Polish lawmakers have doubled down on crypto regulation rejected by President Karol Nawrocki, deepening tensions between the president and Prime Minister Donald Tusk.

Polska2050, part of the ruling coalition in the Sejm — Poland’s lower house of parliament — reintroduced the extensive crypto bill on Tuesday, just days after Nawrocki vetoed an identical bill.

The bill’s backers, including Adam Gomoła — a member of Poland2050 — called Bill 2050 an “improved” successor to the vetoed Bill 1424, but government spokesman Adam Szłapka reportedly declared that “not even a comma” had been changed.

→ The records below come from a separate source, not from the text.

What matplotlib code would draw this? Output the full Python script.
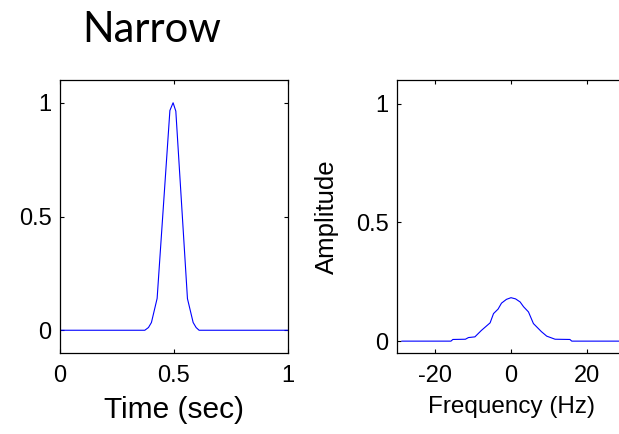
import matplotlib
matplotlib.use('Agg')
import matplotlib.pyplot as plt

# Pulso no tempo
tempo = [0.0, 0.372, 0.388, 0.401, 0.426, 0.482, 0.496, 0.508, 0.559, 0.584, 0.597, 0.610, 1.0]
pulso = [0.0, 0.0, 0.012, 0.034, 0.14, 0.966, 1.0, 0.963, 0.139, 0.034, 0.012, 0.0, 0.0]

# Espectro de amplitude
freq = [-28.7, -15.8, -15.3, -12.0, -11.2, -9.5, -7.8, -5.5, -4.6, -3.4, -2.5, -1.2, 0.0,
        1.2, 2.4, 3.3, 4.6, 5.9, 8.0, 9.4, 11.6, 15.5, 16.0, 30.0]
amp = [0.0, 0.0, 0.007, 0.008, 0.015, 0.018, 0.045, 0.077, 0.116, 0.135, 0.16, 0.176, 0.183,
       0.178, 0.165, 0.145, 0.123, 0.074, 0.040, 0.021, 0.008, 0.007, 0.0, 0.0]

plt.rcParams['font.family'] = ['Liberation Sans', 'DejaVu Sans']

W, H = 619, 434
fig = plt.figure(figsize=(W / 100, H / 100), dpi=100)

def estilo(ax):
    ax.tick_params(direction='in', length=3, width=0.8, top=True, right=True,
                   labelsize=17, pad=9)
    for s in ax.spines.values():
        s.set_linewidth(0.9)

# Gráfico do tempo
ax1 = fig.add_axes([60 / W, (H - 353) / H, 228 / W, 273 / H])
ax1.plot(tempo, pulso, color='#0000ff', lw=0.8)
ax1.set_xlim(0, 1)
ax1.set_ylim(-0.1, 1.1)
ax1.set_xticks([0, 0.5, 1], ['0', '0.5', '1'])
ax1.set_yticks([0, 0.5, 1], ['0', '0.5', '1'])
estilo(ax1)
ax1.tick_params(axis='y', pad=6)
ax1.set_xlabel('Time (sec)', fontsize=21.5, labelpad=6)

# Gráfico da frequência
ax2 = fig.add_axes([397 / W, (H - 353) / H, 228 / W, 273 / H])
ax2.plot(freq, amp, color='#0000ff', lw=0.8)
ax2.set_xlim(-30, 30)
ax2.set_ylim(-0.05, 1.1)
ax2.set_xticks([-20, 0, 20], ['-20', '0', '20'])
ax2.set_yticks([0, 0.5, 1], ['0', '0.5', '1'])
estilo(ax2)
ax2.tick_params(axis='y', pad=6)
ax2.set_xlabel('Frequency (Hz)', fontsize=17.5, labelpad=6)
ax2.set_ylabel('Amplitude', fontsize=18.5, labelpad=12)

fig.text(82 / W, 1 - 42 / H, 'Narrow', fontsize=30, family=['Lato', 'DejaVu Sans'],
         ha='left', va='baseline')

fig.savefig('out.png', dpi=100)
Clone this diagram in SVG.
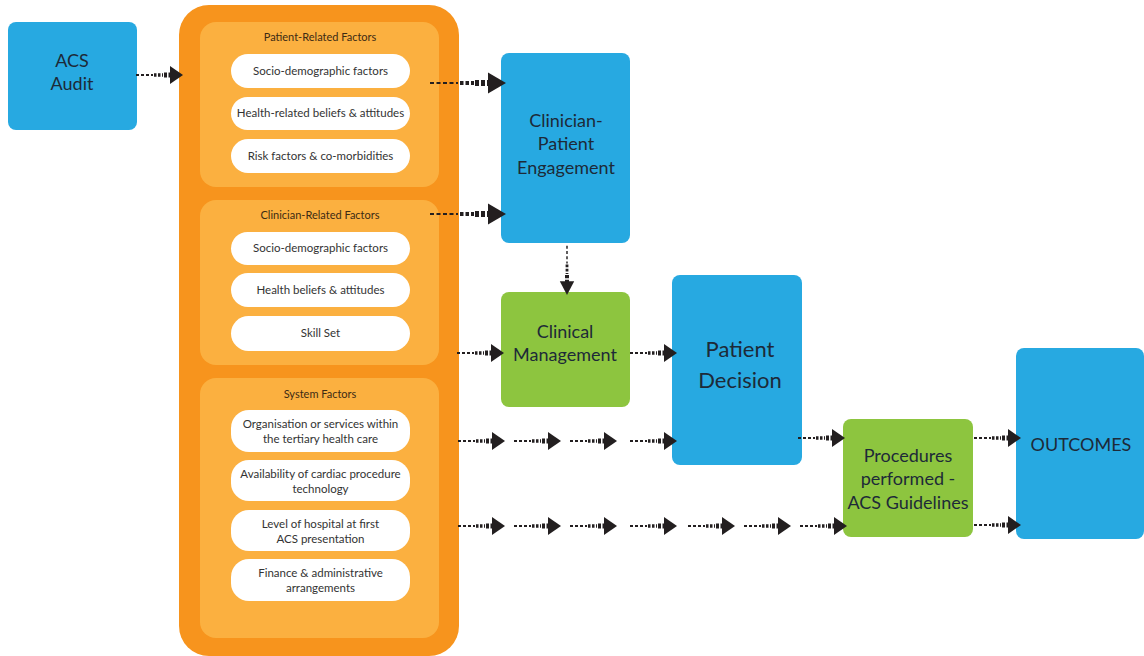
<svg xmlns="http://www.w3.org/2000/svg" xmlns:xlink="http://www.w3.org/1999/xlink" width="1144" height="656" viewBox="0 0 1144 656">
<style>
.blue{fill:#27a9e1}
.green{fill:#8dc53f}
.outer{fill:#f7941d}
.panel{fill:#fbb040}
.pill{fill:#ffffff}
.t{font-family:Lato,"Open Sans","Liberation Sans",sans-serif;fill:#1d2a38;text-anchor:middle}
.big{font-size:18px}
.pd{font-size:22px}
.hd{font-size:11px;fill:#3d2b14}
.pt{font-size:11.5px;fill:#333333}
.ln{fill:none;stroke:#231f20}
.tri{fill:#231f20}
</style>
<defs>
<g id="arrS">
<path class="ln" d="M-47 0 H-30" stroke-width="1.8" stroke-dasharray="3 2"/>
<path class="ln" d="M-29 0 H-20" stroke-width="3.5" stroke-dasharray="2.5 1.5"/>
<path class="ln" d="M-19 0 H-12" stroke-width="5" stroke-dasharray="3 1.5"/>
<path class="tri" d="M-13 -9 L0 0 L-13 9 Z"/>
</g>
<g id="arrL">
<path class="ln" d="M-76 0 H-48" stroke-width="2" stroke-dasharray="4 2.5"/>
<path class="ln" d="M-46 0 H-32" stroke-width="4" stroke-dasharray="3.5 2"/>
<path class="ln" d="M-31 0 H-17" stroke-width="6" stroke-dasharray="4 2"/>
<path class="tri" d="M-18 -10.5 L0 0 L-18 10.5 Z"/>
</g>
</defs>
<rect width="1144" height="656" fill="#ffffff"/>

<g id="acs-audit">
<rect class="blue" x="8" y="22" width="129" height="108" rx="8"/>
<text class="t big" x="72" y="67">ACS</text>
<text class="t big" x="72" y="90">Audit</text>
</g>

<g id="factors">
<path class="outer" d="M209 5 H429 A30 30 0 0 1 459 35 V626 A30 30 0 0 1 429 656 H209 A30 30 0 0 1 179 626 V35 A30 30 0 0 1 209 5 Z"/>
</g>

<g id="patient-factors">
<rect class="panel" x="200" y="22" width="239" height="165" rx="16"/>
<text class="t hd" x="320" y="41">Patient-Related Factors</text>
<rect class="pill" x="231" y="54" width="179" height="34" rx="17"/>
<text class="t pt" x="320.5" y="75">Socio-demographic factors</text>
<rect class="pill" x="231" y="97" width="179" height="33" rx="16.5"/>
<text class="t pt" x="320.5" y="117">Health-related beliefs &amp; attitudes</text>
<rect class="pill" x="231" y="139" width="179" height="34" rx="17"/>
<text class="t pt" x="320.5" y="160">Risk factors &amp; co-morbidities</text>
</g>

<g id="clinician-factors">
<rect class="panel" x="200" y="200" width="239" height="165" rx="16"/>
<text class="t hd" x="320" y="219">Clinician-Related Factors</text>
<rect class="pill" x="231" y="232" width="179" height="33" rx="16.5"/>
<text class="t pt" x="320.5" y="252">Socio-demographic factors</text>
<rect class="pill" x="231" y="273" width="179" height="34" rx="17"/>
<text class="t pt" x="320.5" y="294">Health beliefs &amp; attitudes</text>
<rect class="pill" x="231" y="316" width="179" height="35" rx="17.5"/>
<text class="t pt" x="320.5" y="337">Skill Set</text>
</g>

<g id="system-factors">
<rect class="panel" x="200" y="378" width="239" height="260" rx="16"/>
<text class="t hd" x="320" y="398">System Factors</text>
<rect class="pill" x="231" y="410" width="179" height="42" rx="18"/>
<text class="t pt" x="320.5" y="428">Organisation or services within</text>
<text class="t pt" x="320.5" y="443">the tertiary health care</text>
<rect class="pill" x="231" y="460" width="179" height="41" rx="18"/>
<text class="t pt" x="320.5" y="478">Availability of cardiac procedure</text>
<text class="t pt" x="320.5" y="493">technology</text>
<rect class="pill" x="231" y="510" width="179" height="41" rx="18"/>
<text class="t pt" x="320.5" y="528">Level of hospital at first</text>
<text class="t pt" x="320.5" y="543">ACS presentation</text>
<rect class="pill" x="231" y="559" width="179" height="42" rx="18"/>
<text class="t pt" x="320.5" y="577">Finance &amp; administrative</text>
<text class="t pt" x="320.5" y="592">arrangements</text>
</g>

<g id="clinician-patient-engagement">
<rect class="blue" x="501" y="53" width="129" height="190" rx="8"/>
<text class="t big" x="566" y="127">Clinician-</text>
<text class="t big" x="566" y="150">Patient</text>
<text class="t big" x="566" y="174">Engagement</text>
</g>

<g id="clinical-management">
<rect class="green" x="501" y="292" width="129" height="115" rx="8"/>
<text class="t big" x="565" y="338">Clinical</text>
<text class="t big" x="565" y="361">Management</text>
</g>

<g id="patient-decision">
<rect class="blue" x="672" y="275" width="130" height="190" rx="8"/>
<text class="t pd" x="740" y="357">Patient</text>
<text class="t pd" x="740" y="388">Decision</text>
</g>

<g id="procedures">
<rect class="green" x="843" y="419" width="130" height="118" rx="8"/>
<text class="t big" x="908" y="462">Procedures</text>
<text class="t big" x="908" y="485">performed -</text>
<text class="t big" x="908" y="509">ACS Guidelines</text>
</g>

<g id="outcomes">
<rect class="blue" x="1016" y="348" width="128" height="191" rx="8"/>
<text class="t big" x="1081" y="451">OUTCOMES</text>
</g>

<g id="connectors">
<use xlink:href="#arrS" transform="translate(183,75)"/>
<use xlink:href="#arrL" transform="translate(506,83)"/>
<use xlink:href="#arrL" transform="translate(506,214)"/>
<use xlink:href="#arrS" transform="translate(567,295) rotate(90) scale(1.05,0.8)"/>
<use xlink:href="#arrS" transform="translate(504,353)"/>
<use xlink:href="#arrS" transform="translate(677,353)"/>
<use xlink:href="#arrS" transform="translate(505,441)"/>
<use xlink:href="#arrS" transform="translate(561,441)"/>
<use xlink:href="#arrS" transform="translate(617,441)"/>
<use xlink:href="#arrS" transform="translate(677,441)"/>
<use xlink:href="#arrS" transform="translate(845,438)"/>
<use xlink:href="#arrS" transform="translate(505,526)"/>
<use xlink:href="#arrS" transform="translate(561,526)"/>
<use xlink:href="#arrS" transform="translate(617,526)"/>
<use xlink:href="#arrS" transform="translate(677,526)"/>
<use xlink:href="#arrS" transform="translate(735,526)"/>
<use xlink:href="#arrS" transform="translate(791,526)"/>
<use xlink:href="#arrS" transform="translate(847,526)"/>
<use xlink:href="#arrS" transform="translate(1021,438)"/>
<use xlink:href="#arrS" transform="translate(1021,525)"/>
</g>
</svg>
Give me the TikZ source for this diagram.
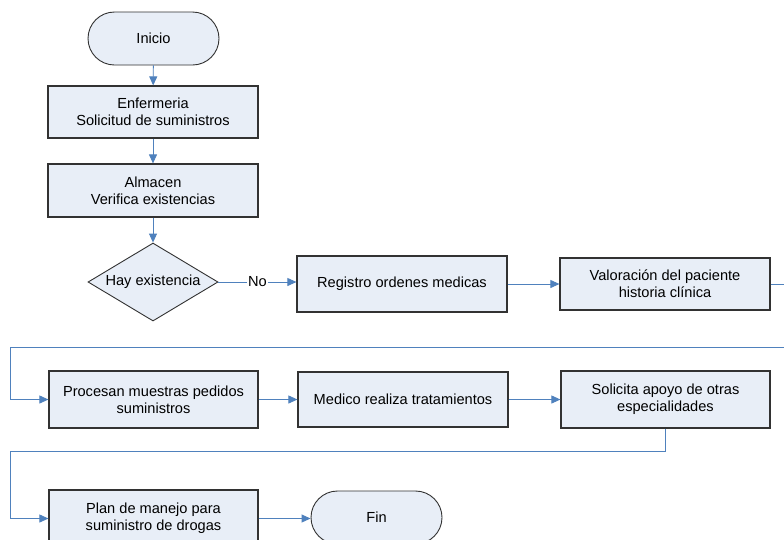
\documentclass[tikz,border=0pt]{standalone}
\usepackage{fontspec}
\setmainfont{Liberation Sans}
\usetikzlibrary{shapes.geometric,shapes.misc,arrows.meta}
\definecolor{boxfill}{RGB}{232,238,247}
\definecolor{boxline}{RGB}{50,50,50}
\definecolor{flow}{RGB}{79,129,189}
\begin{document}
\begin{tikzpicture}[x=1pt,y=-1pt,
  every node/.style={font=\fontsize{14.6}{16.8}\selectfont, align=center, inner sep=0pt},
  procbox/.style={rectangle, draw=boxline, line width=1.2pt, fill=boxfill, minimum width=210pt},
  terminal/.style={rounded rectangle, draw=boxline, line width=0.9pt, fill=boxfill, minimum width=131pt, minimum height=53pt},
  decision/.style={diamond, aspect=1.667, draw=boxline, line width=0.9pt, fill=boxfill, minimum width=130pt, minimum height=78pt},
  link/.style={draw=flow, line width=0.9pt},
  arr/.style={link, -{Triangle[length=9pt,width=8pt]}}]
\useasboundingbox (0,0) rectangle (784,539);
\clip (0,0) rectangle (784,539);
\fill[white] (0,0) rectangle (784,539);

% first column
\node[terminal] (inicio) at (153.5,38.5) {Inicio};
\node[procbox, minimum height=52pt] (enf) at (153,112) {Enfermeria\\Solicitud de suministros};
\node[procbox, minimum height=53pt] (alm) at (153,190.5) {Almacen\\Verifica existencias};
\node[decision] (dia) at (153,282) {Hay existencia};

% first row
\node[procbox, minimum height=56pt] (reg) at (402,284) {Registro ordenes medicas};
\node[procbox, minimum height=52pt] (val) at (665,284) {Valoración del paciente\\historia clínica};

% second row
\node[procbox, minimum height=57pt, minimum width=209pt] (proc) at (153.5,399.5) {Procesan muestras pedidos\\suministros};
\node[procbox, minimum height=55pt] (med) at (403,399.5) {Medico realiza tratamientos};
\node[procbox, minimum height=57pt, minimum width=209pt] (sol) at (665.5,399.5) {Solicita apoyo de otras\\especialidades};

% third row
\node[procbox, minimum height=57pt, minimum width=209pt] (plan) at (153.5,518.5) {Plan de manejo para\\suministro de drogas};
\node[terminal] (fin) at (376.5,517.5) {Fin};

% routing points
\coordinate (vr) at (795,284);
\coordinate (vrd) at (795,347);
\coordinate (l1) at (10,347);
\coordinate (sd) at (665.5,451);
\coordinate (l2) at (10,451);

% connectors
\draw[arr] (inicio) -- (enf);
\draw[arr] (enf) -- (alm);
\draw[arr] (alm) -- (dia);
\draw[arr] (dia.east) -- node[fill=white, inner sep=1pt] (no) {No} (reg.west |- dia.east);
\draw[arr] (reg) -- (val);
\draw[arr] (val.east) -- (vr) -- (vrd) -- (l1) |- (proc.west);
\draw[arr] (proc) -- (med);
\draw[arr] (med) -- (sol);
\draw[arr] (sol.south) -- (sd) -- (l2) |- (plan.west);
\draw[arr] (plan.east) -- (fin.west |- plan.east);
\end{tikzpicture}
\end{document}
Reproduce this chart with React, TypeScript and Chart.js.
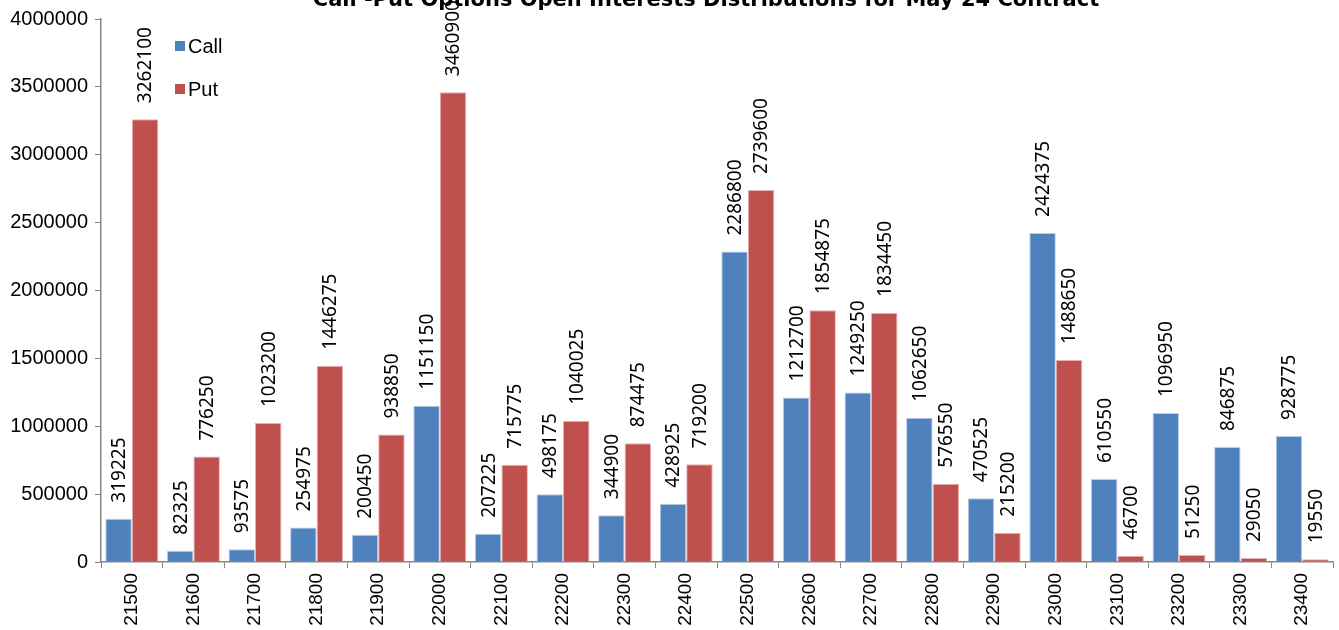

The division over Poland’s crypto bill comes amid the rollout of the European Union’s Markets in Crypto-Assets Regulation (MiCA) across member states ahead of a July 2026 compliance deadline for EU crypto businesses.

Critics say Bill 2050 is “exactly same bill”

The new version of Poland’s draft crypto bill provides an 84-page-long document that essentially replicates the original Bill 1424, aiming to designate the Polish Financial Supervision Authority as the country’s primary crypto asset market regulator.

Crypto advocates like Polish politician Tomasz Mentzen previously criticized Bill 1424 as “118 pages of overregulation,” particularly in comparison to shorter versions in other EU member states like Hungary or Romania.

“The government has once again adopted exactly the same bill on cryptoassets,” Mentzen wrote in an X post on Tuesday.

Source: Tomasz Mentzen

He also mocked Tusk’s claim that the president’s earlier veto was tied to the alleged involvement of the “Russian mafia,” saying: “The bill is perfect, and anyone who thinks otherwise is funded by Putin.”

Government spokesman Szłapka reportedly claimed that Nawrocki will likely not veto the proposed bill this time, following a classified security briefing in parliament last week and “now has full knowledge” of the implications on national security.

The issue with MiCA: Local versus centralized EU oversight

Poland’s debate over its crypto bill sets an important precedent for implementing the EU-wide MiCA regulation, as the proposed legislation would place responsibility for market supervision on the local financial regulator.

The issue is particularly significant amid calls from some member states for more centralized MiCA supervision under the Paris-based European Securities and Markets Authority (ESMA).